Home | About | Sematext search-lucene.com search-hadoop.com
 Search Hadoop and all its subprojects:

Switch to Threaded View
Flume, mail # user - Flume Data Directory Cleanup


Copy link to this message
-
Re: Flume Data Directory Cleanup
Lenin Raj 2013-07-18, 17:13
Hi Jeremy,

Regarding cleanup, it was discussed already once.

http://mail-archives.apache.org/mod_mbox/flume-user/201306.mbox/%[EMAIL PROTECTED]%3E

You have to do it manually.
Thanks,
Lenin
On Thu, Jul 18, 2013 at 10:36 PM, Jeremy Karlson <[EMAIL PROTECTED]>wrote:

> To follow up:
>
> My Flume agent ran out of disk space last night and appeared to stop
> processing.  I shut it down and as an experiment (it's a test machine, why
> not?) I deleted the oldest 10 data files, to see if Flume actually needed
> these when it restarted.
>
> Flume was not happy with my choices.
>
> It spit out a lot of this:
>
> 2013-07-18 00:00:00,013 ERROR [pool-40-thread-1]        o.a.f.s.AvroSource
> Avro source mySource: Unable to process event batch.

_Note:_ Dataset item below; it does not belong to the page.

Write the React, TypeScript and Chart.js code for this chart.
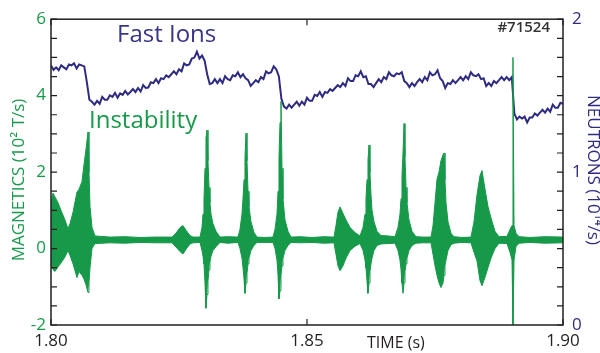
import React, { useEffect, useRef } from "react";
import { Chart, registerables } from "chart.js";

Chart.register(...registerables);

// ---- Data ----
// Magnetic fluctuation envelope (10^2 T/s): times in ms after 1.80 s
const magTimeMs = [
  0.0, 0.39, 0.78, 1.37, 1.95, 2.73, 3.32, 3.71, 4.3, 5.08, 5.47, 6.05, 6.45, 6.84, 7.23, 7.42, 7.62, 8.01, 8.59,
  11.52, 14.45, 17.38, 20.31, 23.63, 24.41, 25.2, 25.78, 26.37, 27.15, 27.73,
  29.1, 29.49, 29.69, 29.88, 30.08, 30.27, 30.47, 30.66, 30.86, 31.05, 31.25, 31.64, 32.23, 33.01,
  34.57, 36.52, 36.91, 37.3, 37.5, 37.7, 37.89, 38.09, 38.28, 38.48, 38.67, 39.06, 39.65, 40.23,
  41.8, 43.36, 43.75, 44.14, 44.34, 44.53, 44.73, 44.92, 45.12, 45.31, 45.7, 46.29, 46.88,
  48.63, 50.98, 53.32, 55.27, 55.66, 56.05, 56.45, 57.03, 57.62, 58.4, 59.38, 60.35,
  60.94, 61.33, 61.52, 61.72, 61.91, 62.11, 62.3, 62.5, 62.7, 63.09, 63.67, 64.45, 65.82,
  67.19, 67.77, 68.16, 68.36, 68.55, 68.75, 68.95, 69.14, 69.34, 69.53, 69.92, 70.51, 71.29, 72.66,
  74.22, 74.61, 75.0, 75.39, 75.78, 76.17, 76.56, 76.76, 76.95, 77.15, 77.54, 78.13, 78.71, 80.27,
  82.03, 82.62, 83.2, 83.79, 84.18, 84.77, 85.35, 85.94, 86.72, 87.5,
  89.06, 89.65, 90.04, 90.23, 90.43, 90.82, 91.41, 93.55, 96.48, 100.0,
];
const magUpper = [
  1.2, 1.45, 1.35, 1.2, 1.0, 0.75, 0.52, 0.65, 0.95, 1.48, 1.55, 1.75, 2.2, 2.6, 3.05, 2.0, 1.1, 0.55, 0.33,
  0.3, 0.31, 0.29, 0.3, 0.3, 0.4, 0.55, 0.6, 0.48, 0.34, 0.3,
  0.3, 0.55, 0.9, 1.3, 2.1, 2.9, 3.1, 2.3, 1.6, 1.2, 0.9, 0.65, 0.45, 0.3,
  0.31, 0.3, 0.5, 0.9, 1.3, 1.8, 2.4, 3.02, 2.3, 1.5, 1.1, 0.7, 0.42, 0.3,
  0.29, 0.3, 0.5, 0.9, 1.5, 2.4, 3.3, 3.85, 2.1, 1.3, 0.75, 0.45, 0.3,
  0.31, 0.29, 0.31, 0.3, 0.6, 0.95, 1.09, 0.92, 0.75, 0.55, 0.42, 0.33,
  0.55, 0.9, 1.3, 1.8, 2.3, 2.71, 2.0, 1.4, 1.0, 0.7, 0.45, 0.34, 0.33,
  0.31, 0.55, 0.9, 1.3, 1.9, 2.5, 3.27, 2.4, 1.6, 1.2, 0.75, 0.45, 0.31, 0.3,
  0.3, 0.6, 1.2, 1.81, 2.0, 2.3, 2.45, 2.5, 1.8, 1.2, 0.7, 0.4, 0.31, 0.29,
  0.3, 0.7, 1.4, 1.91, 2.04, 1.55, 1.1, 0.8, 0.45, 0.31,
  0.32, 0.5, 0.6, 5.0, 0.6, 0.4, 0.31, 0.29, 0.31, 0.3,
];
const magLower = [
  -0.45, -0.55, -0.6, -0.48, -0.38, -0.22, -0.05, -0.18, -0.4, -0.76, -0.6, -0.7, -0.8, -0.95, -1.15, -0.9, -0.5, 0.0, 0.13,
  0.15, 0.14, 0.16, 0.15, 0.15, 0.04, -0.08, -0.14, -0.02, 0.12, 0.15,
  0.16, -0.05, -0.2, -0.4, -0.9, -1.56, -1.2, -0.85, -0.55, -0.35, -0.2, -0.05, 0.05, 0.16,
  0.14, 0.16, 0.0, -0.25, -0.5, -0.8, -1.17, -0.9, -0.65, -0.4, -0.25, -0.05, 0.08, 0.16,
  0.16, 0.16, 0.0, -0.3, -0.7, -1.32, -1.1, -0.7, -0.45, -0.25, -0.05, 0.08, 0.16,
  0.15, 0.16, 0.14, 0.15, -0.15, -0.45, -0.58, -0.45, -0.25, -0.05, 0.06, 0.13,
  -0.05, -0.3, -0.5, -0.85, -1.17, -0.9, -0.6, -0.4, -0.25, -0.05, 0.08, 0.12, 0.13,
  0.14, -0.05, -0.3, -0.55, -0.9, -1.17, -0.9, -0.6, -0.4, -0.25, -0.05, 0.08, 0.14, 0.15,
  0.15, -0.15, -0.45, -0.7, -0.9, -1.02, -0.9, -0.7, -0.45, -0.3, -0.05, 0.1, 0.14, 0.16,
  0.15, -0.1, -0.32, -0.84, -0.97, -0.75, -0.5, -0.25, 0.0, 0.14,
  0.13, -0.1, -0.3, -2.0, -0.3, 0.05, 0.14, 0.16, 0.14, 0.15,
];

// Neutron rate (10^14 /s), sampled every 0.5 ms from 1.800 s
const NEUTRON_START = 1.8;
const NEUTRON_STEP = 0.0005;
const neutrons = [
  1.698, 1.669, 1.685, 1.666, 1.698, 1.685, 1.672, 1.704, 1.698, 1.711,
  1.678, 1.704, 1.698, 1.691, 1.588, 1.473, 1.46, 1.441, 1.466, 1.447,
  1.492, 1.473, 1.473, 1.502, 1.492, 1.518, 1.486, 1.515, 1.505, 1.531,
  1.508, 1.524, 1.543, 1.524, 1.55, 1.527, 1.569, 1.55, 1.553, 1.588,
  1.582, 1.608, 1.582, 1.614, 1.608, 1.633, 1.621, 1.64, 1.659, 1.64,
  1.672, 1.659, 1.711, 1.698, 1.704, 1.743, 1.749, 1.788, 1.743, 1.762,
  1.73, 1.64, 1.576, 1.582, 1.608, 1.582, 1.608, 1.582, 1.627, 1.608,
  1.601, 1.633, 1.627, 1.653, 1.621, 1.64, 1.614, 1.601, 1.563, 1.582,
  1.601, 1.588, 1.621, 1.608, 1.659, 1.646, 1.653, 1.691, 1.672, 1.627,
  1.479, 1.428, 1.415, 1.441, 1.421, 1.441, 1.46, 1.434, 1.46, 1.441,
  1.486, 1.466, 1.466, 1.505, 1.498, 1.524, 1.492, 1.524, 1.518, 1.543,
  1.531, 1.55, 1.569, 1.556, 1.582, 1.563, 1.614, 1.595, 1.595, 1.633,
  1.627, 1.659, 1.621, 1.627, 1.576, 1.576, 1.556, 1.582, 1.608, 1.588,
  1.621, 1.608, 1.653, 1.633, 1.627, 1.646, 1.64, 1.653, 1.595, 1.582,
  1.556, 1.582, 1.563, 1.588, 1.608, 1.588, 1.621, 1.601, 1.653, 1.633,
  1.64, 1.666, 1.614, 1.595, 1.55, 1.582, 1.576, 1.601, 1.582, 1.601,
  1.621, 1.601, 1.627, 1.608, 1.653, 1.633, 1.627, 1.64, 1.608, 1.614,
  1.563, 1.582, 1.563, 1.595, 1.582, 1.601, 1.621, 1.601, 1.621, 1.601,
  1.621, 1.383, 1.344, 1.363, 1.35, 1.363, 1.325, 1.357, 1.357, 1.383,
  1.37, 1.389, 1.408, 1.389, 1.415, 1.395, 1.441, 1.421, 1.421, 1.453,
  1.447,
];

// Ticks
const X_TICKS = [1.8, 1.85, 1.9];
const MAG_TICKS = [-2, 0, 2, 4, 6];
const NEU_TICKS = [0, 1, 2];
const MAG_MINOR = [-2, -1.5, -1, -0.5, 0, 0.5, 1, 1.5, 2, 2.5, 3, 3.5, 4, 4.5, 5, 5.5, 6];
const NEU_MINOR = [0, 0.125, 0.25, 0.375, 0.5, 0.625, 0.75, 0.875, 1, 1.125, 1.25, 1.375, 1.5, 1.625, 1.75, 1.875, 2];

const GREEN = "#17994a";
const PURPLE = "#2e2b80";
const FONT = "'Open Sans', 'Noto Sans', sans-serif";

const overlay = {
  id: "overlay",
  afterDraw(chart: any) {
    const { ctx, chartArea: a, scales } = chart;
    ctx.save();
    ctx.strokeStyle = "#231f20";
    ctx.lineWidth = 1.5;
    ctx.strokeRect(a.left, a.top, a.right - a.left, a.bottom - a.top);
    ctx.lineWidth = 1.2;
    ctx.beginPath();
    for (const v of MAG_MINOR) {
      const y = scales.y.getPixelForValue(v);
      ctx.moveTo(a.left, y);
      ctx.lineTo(a.left + 6, y);
    }
    for (const v of NEU_MINOR) {
      const y = scales.y2.getPixelForValue(v);
      ctx.moveTo(a.right - 6, y);
      ctx.lineTo(a.right, y);
    }
    for (const v of X_TICKS) {
      const x = scales.x.getPixelForValue(v);
      ctx.moveTo(x, a.top);
      ctx.lineTo(x, a.top + 6);
      ctx.moveTo(x, a.bottom - 6);
      ctx.lineTo(x, a.bottom);
    }
    ctx.stroke();

    // annotations
    ctx.textBaseline = "alphabetic";
    ctx.textAlign = "left";
    ctx.fillStyle = "#37348a";
    ctx.font = `24px ${FONT}`;
    ctx.fillText("Fast Ions", 117, 42);
    ctx.fillStyle = GREEN;
    ctx.fillText("Instability", 89, 128);
    ctx.fillStyle = "#333333";
    ctx.font = `600 15px ${FONT}`;
    ctx.textAlign = "right";
    ctx.fillText("#71524", 550, 32);

    // axis titles
    ctx.textAlign = "left";
    ctx.fillStyle = "#231f20";
    ctx.font = `16px ${FONT}`;
    ctx.fillText("TIME (s)", 367, 348);

    ctx.textAlign = "center";
    ctx.textBaseline = "middle";
    ctx.font = `17px ${FONT}`;
    ctx.save();
    ctx.translate(19, 180);
    ctx.rotate(-Math.PI / 2);
    ctx.fillStyle = GREEN;
    ctx.fillText("MAGNETICS (10\u00B2 T/s)", 0, 0);
    ctx.restore();
    ctx.save();
    ctx.translate(593, 170);
    ctx.rotate(Math.PI / 2);
    ctx.fillStyle = PURPLE;
    ctx.fillText("NEUTRONS (10\u00B9\u2074/s)", 0, 0);
    ctx.restore();
    ctx.restore();
  },
};

export default function App() {
  const ref = useRef<HTMLCanvasElement | null>(null);
  useEffect(() => {
    if (!ref.current) return;
    const magPts = (vals: number[]) => magTimeMs.map((ms, i) => ({ x: 1.8 + ms / 1000, y: vals[i] }));
    const neuPts = neutrons.map((v, i) => ({ x: NEUTRON_START + i * NEUTRON_STEP, y: v }));
    const chart = new Chart(ref.current, {
      type: "line",
      data: {
        datasets: [
          {
            label: "Magnetics upper",
            data: magPts(magUpper),
            yAxisID: "y",
            borderColor: GREEN,
            backgroundColor: GREEN,
            borderWidth: 1,
            pointRadius: 0,
            fill: "+1",
            tension: 0,
          },
          {
            label: "Magnetics lower",
            data: magPts(magLower),
            yAxisID: "y",
            borderColor: GREEN,
            backgroundColor: GREEN,
            borderWidth: 1,
            pointRadius: 0,
            fill: false,
            tension: 0,
          },
          {
            label: "Neutrons",
            data: neuPts,
            yAxisID: "y2",
            borderColor: PURPLE,
            borderWidth: 2,
            pointRadius: 0,
            fill: false,
            tension: 0,
          },
        ],
      },
      options: {
        animation: false,
        responsive: false,
        devicePixelRatio: 1,
        layout: { padding: { top: 14, left: 0, right: 0, bottom: 0 } },
        plugins: { legend: { display: false }, tooltip: { enabled: false } },
        scales: {
          x: {
            type: "linear",
            min: 1.8,
            max: 1.9,
            grid: { display: false, drawTicks: false },
            border: { display: false },
            afterBuildTicks: (s: any) => {
              s.ticks = X_TICKS.map((v) => ({ value: v }));
            },
            afterFit: (s: any) => {
              s.height = 28;
            },
            ticks: {
              autoSkip: false,
              maxRotation: 0,
              padding: 6,
              color: "#231f20",
              font: { family: FONT, size: 17 },
              callback: (v: any) => Number(v).toFixed(2),
            },
          },
          y: {
            type: "linear",
            position: "left",
            min: -2,
            max: 6,
            grid: { display: false, drawTicks: false },
            border: { display: false },
            afterBuildTicks: (s: any) => {
              s.ticks = MAG_TICKS.map((v) => ({ value: v }));
            },
            afterFit: (s: any) => {
              s.width = 51;
            },
            ticks: {
              padding: 5,
              color: GREEN,
              font: { family: FONT, size: 17 },
              callback: (v: any) => String(v),
            },
          },
          y2: {
            type: "linear",
            position: "right",
            min: 0,
            max: 2,
            grid: { display: false, drawTicks: false },
            border: { display: false },
            afterBuildTicks: (s: any) => {
              s.ticks = NEU_TICKS.map((v) => ({ value: v }));
            },
            afterFit: (s: any) => {
              s.width = 37;
            },
            ticks: {
              padding: 9,
              color: PURPLE,
              font: { family: FONT, size: 17 },
              callback: (v: any) => String(v),
            },
          },
        },
      },
      plugins: [overlay],
    });
    return () => chart.destroy();
  }, []);
  return (
    <div style={{ position: "fixed", left: 0, top: 0, width: 600, height: 353, background: "#fff" }}>
      <canvas ref={ref} width={600} height={353} style={{ display: "block", width: 600, height: 353 }} />
    </div>
  );
}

Exception follows.
> java.lang.IllegalStateException: Channel closed [channel=myFileChannel].
> Due to java.lang.NullPointerException: null
>         at
> org.apache.flume.channel.file.FileChannel.createTransaction(FileChannel.java:353)
>         at
> org.apache.flume.channel.BasicChannelSemantics.getTransaction(BasicChannelSemantics.java:122)
>         ...
> Caused by: java.lang.NullPointerException
>         at org.apache.flume.channel.file.Log.writeCheckpoint(Log.java:895)
>         at org.apache.flume.channel.file.Log.replay(Log.java:406)
>         at
> org.apache.flume.channel.file.FileChannel.start(FileChannel.java:303)
>         ...
>
> So it seems like these files were actually in use, and not just leftover
> cruft.  A worthwhile thing to know, but I'd like to understand why.  My
> events are probably at most 1k of text, so it seems kind of odd to me that
> they'd consume more than 50GB of disk space in the channel.
>
> -- Jeremy
>
>
>
> On Wed, Jul 17, 2013 at 3:24 PM, Jeremy Karlson <[EMAIL PROTECTED]>wrote:
>
>> Hi All,
>>
>> I have a very busy channel that has about 100,000 events queued up.  My
>> data directory has about 50 data files, each about 1.6 GB.  I don't believe
>> my 100k events could be consuming that much space, so I'm jumping to
>> conclusions and assuming that most of these files are old and due for
>> cleanup (but I suppose it's possible).  I'm not finding much guidance in
>> the user guide on how often these files are cleaned up / removed /
>> compacted / etc.
>>
>> Any thoughts on what's going on here, or what settings I should look for?
>>  Thanks.
>>
>> -- Jeremy
>>
>
>